▶ Task details
Copy everything in the listing below word for word, apart from any images.
───── Available records
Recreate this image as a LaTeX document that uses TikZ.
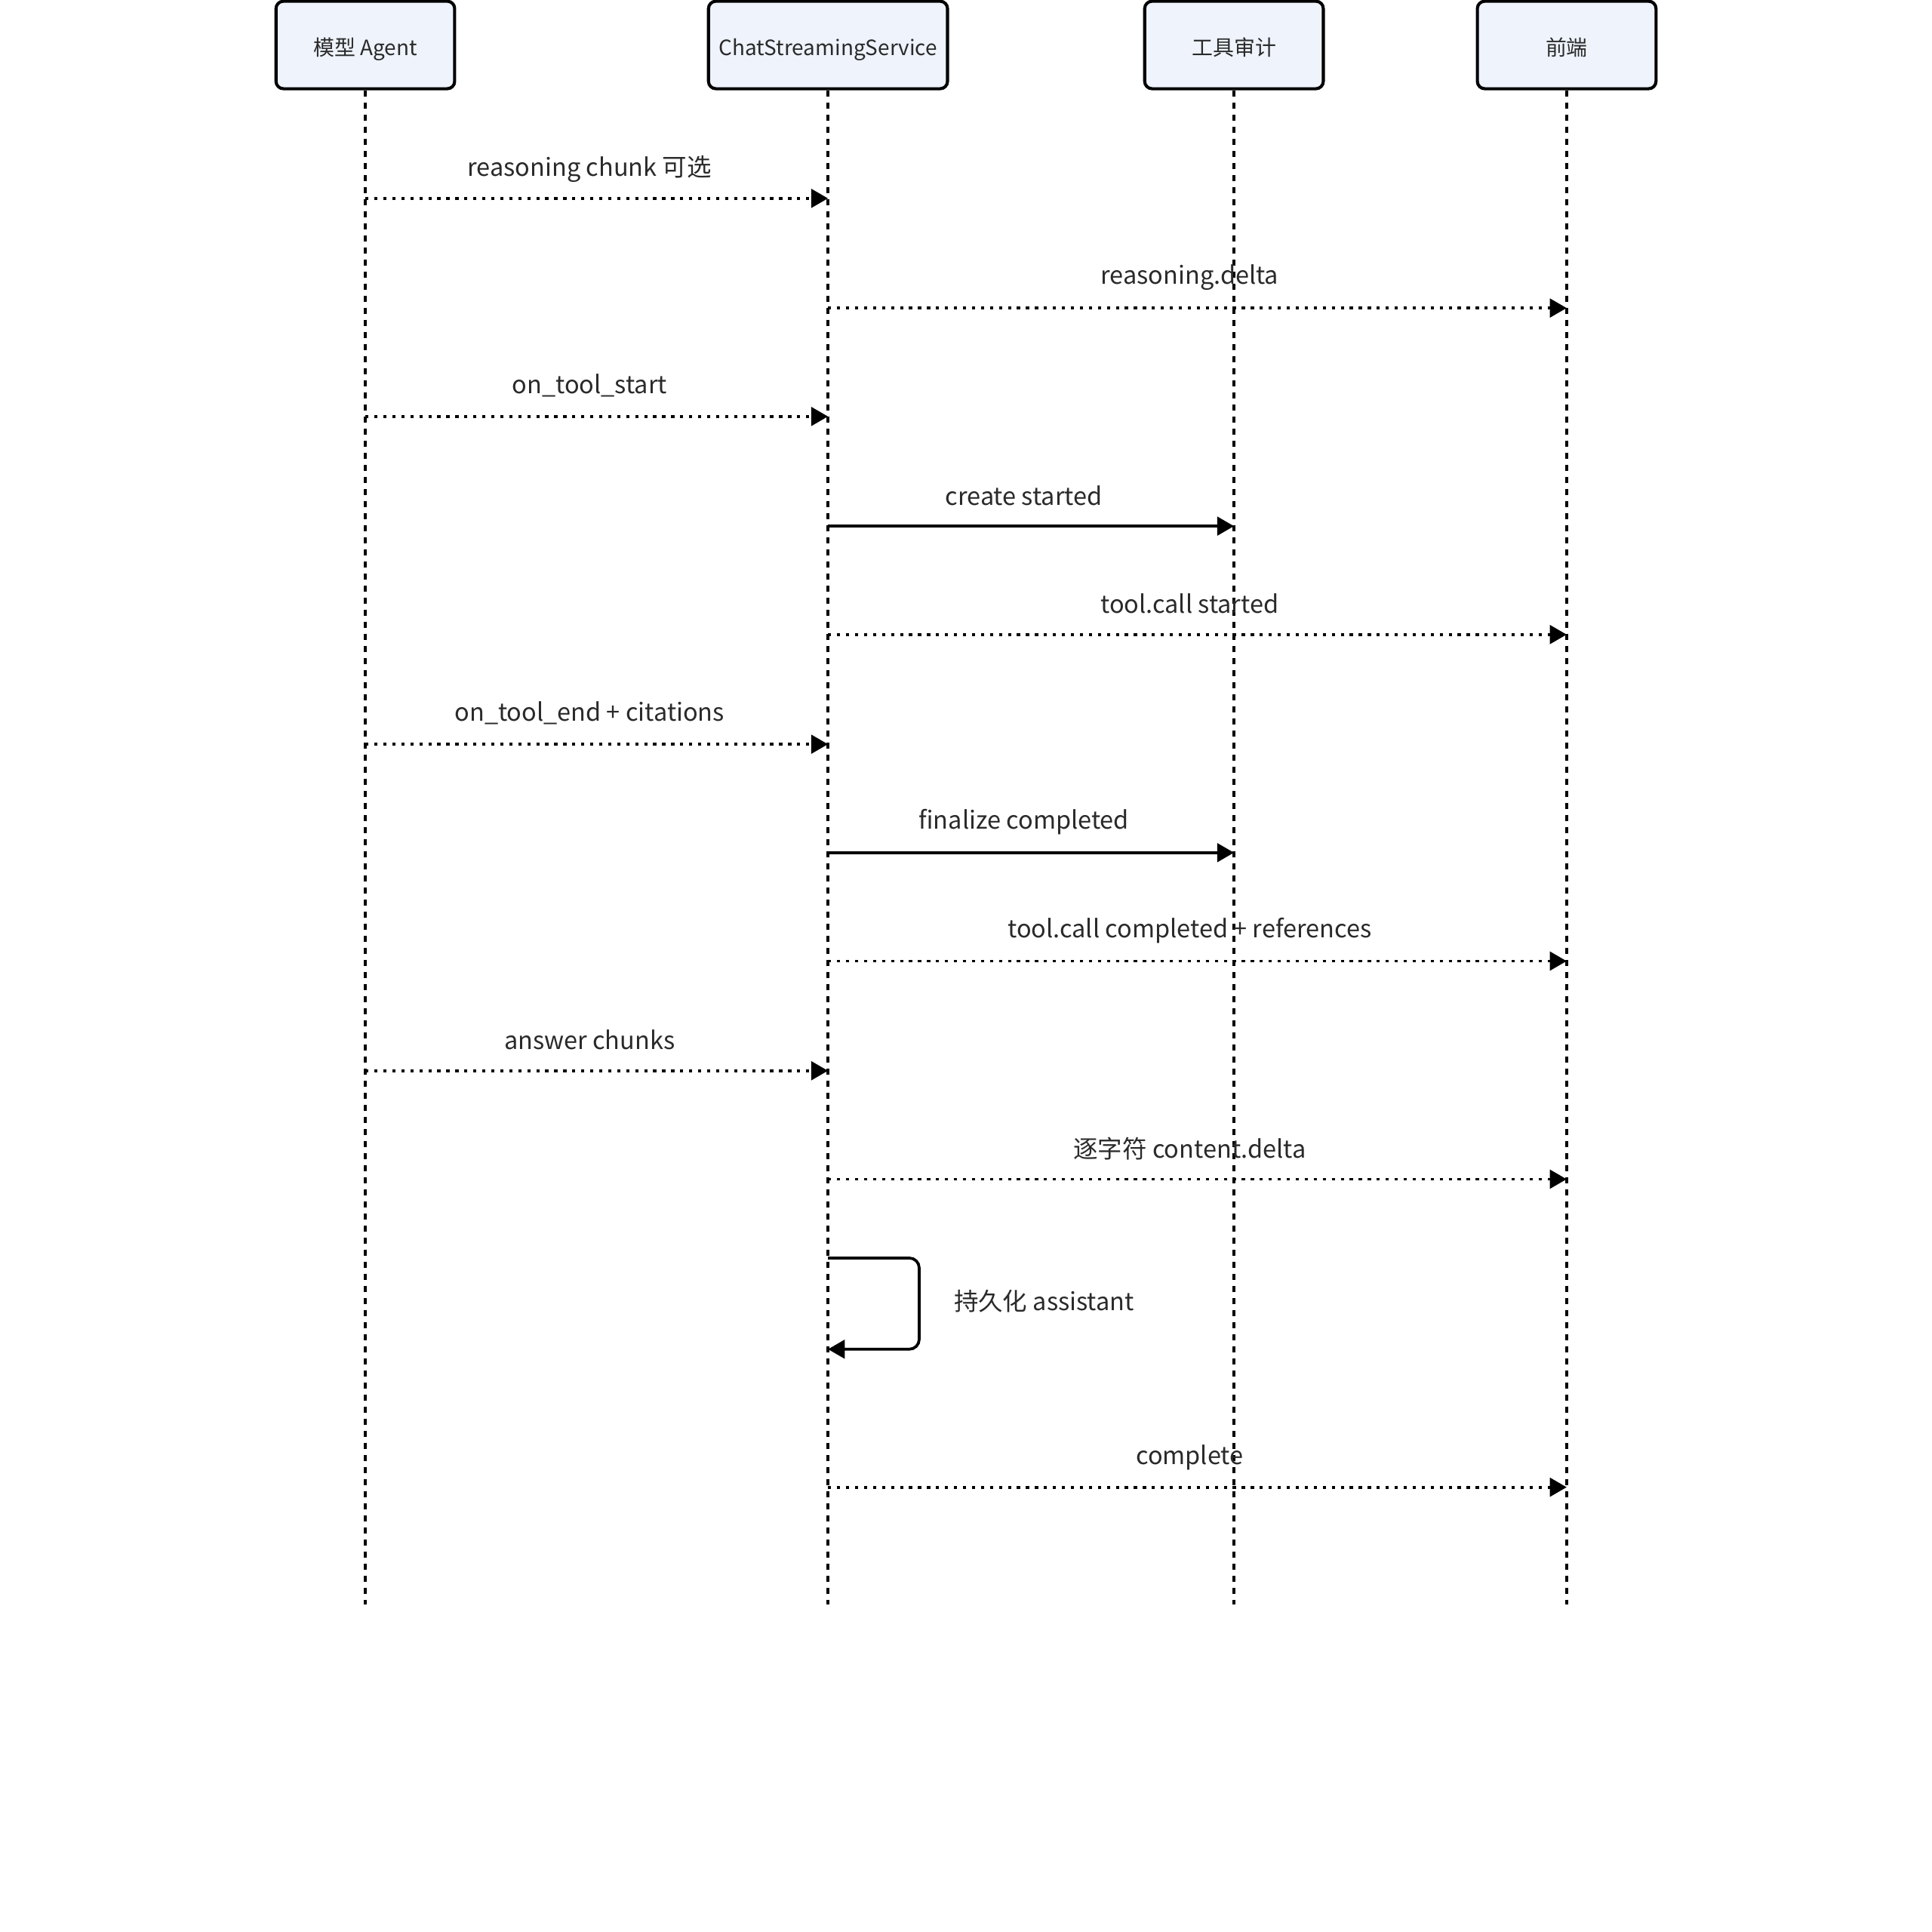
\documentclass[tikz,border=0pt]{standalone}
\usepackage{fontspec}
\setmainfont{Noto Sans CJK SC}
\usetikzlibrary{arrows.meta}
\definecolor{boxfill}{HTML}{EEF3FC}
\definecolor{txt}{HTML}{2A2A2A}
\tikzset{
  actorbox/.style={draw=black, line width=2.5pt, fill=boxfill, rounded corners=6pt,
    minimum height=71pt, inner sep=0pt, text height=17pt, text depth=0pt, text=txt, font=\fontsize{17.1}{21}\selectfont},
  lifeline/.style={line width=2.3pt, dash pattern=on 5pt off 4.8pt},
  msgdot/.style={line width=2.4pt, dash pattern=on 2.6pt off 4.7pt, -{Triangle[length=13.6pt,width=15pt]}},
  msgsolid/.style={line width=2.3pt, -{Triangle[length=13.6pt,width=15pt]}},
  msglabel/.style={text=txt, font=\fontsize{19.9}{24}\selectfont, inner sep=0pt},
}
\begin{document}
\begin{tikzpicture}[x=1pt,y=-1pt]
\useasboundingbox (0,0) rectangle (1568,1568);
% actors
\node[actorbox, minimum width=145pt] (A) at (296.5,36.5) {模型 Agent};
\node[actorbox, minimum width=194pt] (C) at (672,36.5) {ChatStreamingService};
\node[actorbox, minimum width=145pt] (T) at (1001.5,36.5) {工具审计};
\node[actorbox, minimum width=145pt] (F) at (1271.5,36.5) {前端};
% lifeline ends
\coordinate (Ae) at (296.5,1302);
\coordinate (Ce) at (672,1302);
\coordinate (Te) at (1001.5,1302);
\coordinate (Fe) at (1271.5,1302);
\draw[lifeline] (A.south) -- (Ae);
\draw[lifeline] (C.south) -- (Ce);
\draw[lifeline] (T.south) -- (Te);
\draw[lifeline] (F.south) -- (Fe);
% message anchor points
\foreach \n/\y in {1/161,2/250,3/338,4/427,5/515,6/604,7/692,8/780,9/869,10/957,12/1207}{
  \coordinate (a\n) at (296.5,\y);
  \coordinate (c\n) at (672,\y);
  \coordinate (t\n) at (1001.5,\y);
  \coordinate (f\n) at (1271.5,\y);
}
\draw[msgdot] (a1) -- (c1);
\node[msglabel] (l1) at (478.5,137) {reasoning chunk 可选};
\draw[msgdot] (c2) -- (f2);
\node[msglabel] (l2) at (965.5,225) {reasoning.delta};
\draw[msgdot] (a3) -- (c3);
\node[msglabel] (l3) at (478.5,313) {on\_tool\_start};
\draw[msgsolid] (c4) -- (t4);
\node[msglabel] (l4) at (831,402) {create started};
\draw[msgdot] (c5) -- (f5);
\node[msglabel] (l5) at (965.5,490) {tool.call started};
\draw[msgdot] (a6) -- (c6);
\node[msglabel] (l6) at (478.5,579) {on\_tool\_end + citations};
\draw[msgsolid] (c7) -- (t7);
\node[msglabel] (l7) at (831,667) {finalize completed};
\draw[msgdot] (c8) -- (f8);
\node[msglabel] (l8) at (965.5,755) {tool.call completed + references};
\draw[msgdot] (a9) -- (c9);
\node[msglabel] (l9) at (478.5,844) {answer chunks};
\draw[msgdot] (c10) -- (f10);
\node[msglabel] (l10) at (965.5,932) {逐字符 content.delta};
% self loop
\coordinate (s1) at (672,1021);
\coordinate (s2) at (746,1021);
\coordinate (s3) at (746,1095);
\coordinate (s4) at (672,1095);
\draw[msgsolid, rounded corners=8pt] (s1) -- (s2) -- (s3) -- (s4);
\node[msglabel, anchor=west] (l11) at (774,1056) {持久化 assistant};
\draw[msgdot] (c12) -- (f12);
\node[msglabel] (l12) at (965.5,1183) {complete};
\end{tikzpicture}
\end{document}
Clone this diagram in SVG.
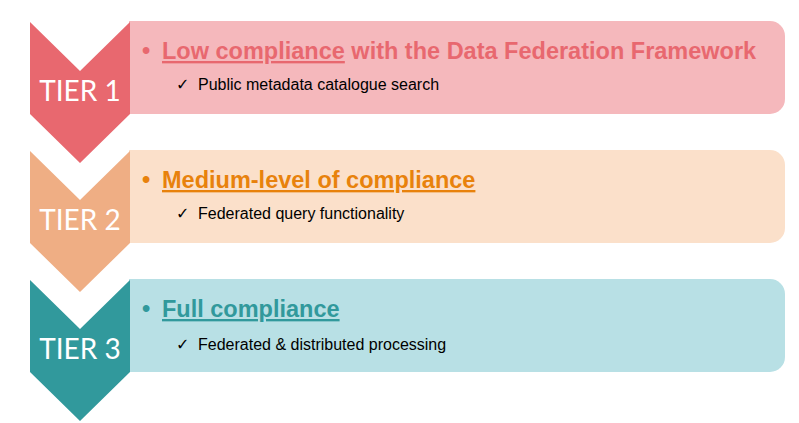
──────────
▶ Written response
Recreate this image as a LaTeX document that uses TikZ.
\documentclass[tikz,border=0pt]{standalone}
\usepackage{fontspec}
\setmainfont{Noto Sans CJK SC}
\usetikzlibrary{arrows.meta}
\definecolor{boxfill}{HTML}{EEF3FC}
\definecolor{txt}{HTML}{2A2A2A}
\tikzset{
  actorbox/.style={draw=black, line width=2.5pt, fill=boxfill, rounded corners=6pt,
    minimum height=71pt, inner sep=0pt, text height=17pt, text depth=0pt, text=txt, font=\fontsize{17.1}{21}\selectfont},
  lifeline/.style={line width=2.3pt, dash pattern=on 5pt off 4.8pt},
  msgdot/.style={line width=2.4pt, dash pattern=on 2.6pt off 4.7pt, -{Triangle[length=13.6pt,width=15pt]}},
  msgsolid/.style={line width=2.3pt, -{Triangle[length=13.6pt,width=15pt]}},
  msglabel/.style={text=txt, font=\fontsize{19.9}{24}\selectfont, inner sep=0pt},
}
\begin{document}
\begin{tikzpicture}[x=1pt,y=-1pt]
\useasboundingbox (0,0) rectangle (1568,1568);
% actors
\node[actorbox, minimum width=145pt] (A) at (296.5,36.5) {模型 Agent};
\node[actorbox, minimum width=194pt] (C) at (672,36.5) {ChatStreamingService};
\node[actorbox, minimum width=145pt] (T) at (1001.5,36.5) {工具审计};
\node[actorbox, minimum width=145pt] (F) at (1271.5,36.5) {前端};
% lifeline ends
\coordinate (Ae) at (296.5,1302);
\coordinate (Ce) at (672,1302);
\coordinate (Te) at (1001.5,1302);
\coordinate (Fe) at (1271.5,1302);
\draw[lifeline] (A.south) -- (Ae);
\draw[lifeline] (C.south) -- (Ce);
\draw[lifeline] (T.south) -- (Te);
\draw[lifeline] (F.south) -- (Fe);
% message anchor points
\foreach \n/\y in {1/161,2/250,3/338,4/427,5/515,6/604,7/692,8/780,9/869,10/957,12/1207}{
  \coordinate (a\n) at (296.5,\y);
  \coordinate (c\n) at (672,\y);
  \coordinate (t\n) at (1001.5,\y);
  \coordinate (f\n) at (1271.5,\y);
}
\draw[msgdot] (a1) -- (c1);
\node[msglabel] (l1) at (478.5,137) {reasoning chunk 可选};
\draw[msgdot] (c2) -- (f2);
\node[msglabel] (l2) at (965.5,225) {reasoning.delta};
\draw[msgdot] (a3) -- (c3);
\node[msglabel] (l3) at (478.5,313) {on\_tool\_start};
\draw[msgsolid] (c4) -- (t4);
\node[msglabel] (l4) at (831,402) {create started};
\draw[msgdot] (c5) -- (f5);
\node[msglabel] (l5) at (965.5,490) {tool.call started};
\draw[msgdot] (a6) -- (c6);
\node[msglabel] (l6) at (478.5,579) {on\_tool\_end + citations};
\draw[msgsolid] (c7) -- (t7);
\node[msglabel] (l7) at (831,667) {finalize completed};
\draw[msgdot] (c8) -- (f8);
\node[msglabel] (l8) at (965.5,755) {tool.call completed + references};
\draw[msgdot] (a9) -- (c9);
\node[msglabel] (l9) at (478.5,844) {answer chunks};
\draw[msgdot] (c10) -- (f10);
\node[msglabel] (l10) at (965.5,932) {逐字符 content.delta};
% self loop
\coordinate (s1) at (672,1021);
\coordinate (s2) at (746,1021);
\coordinate (s3) at (746,1095);
\coordinate (s4) at (672,1095);
\draw[msgsolid, rounded corners=8pt] (s1) -- (s2) -- (s3) -- (s4);
\node[msglabel, anchor=west] (l11) at (774,1056) {持久化 assistant};
\draw[msgdot] (c12) -- (f12);
\node[msglabel] (l12) at (965.5,1183) {complete};
\end{tikzpicture}
\end{document}
Clone this diagram in SVG.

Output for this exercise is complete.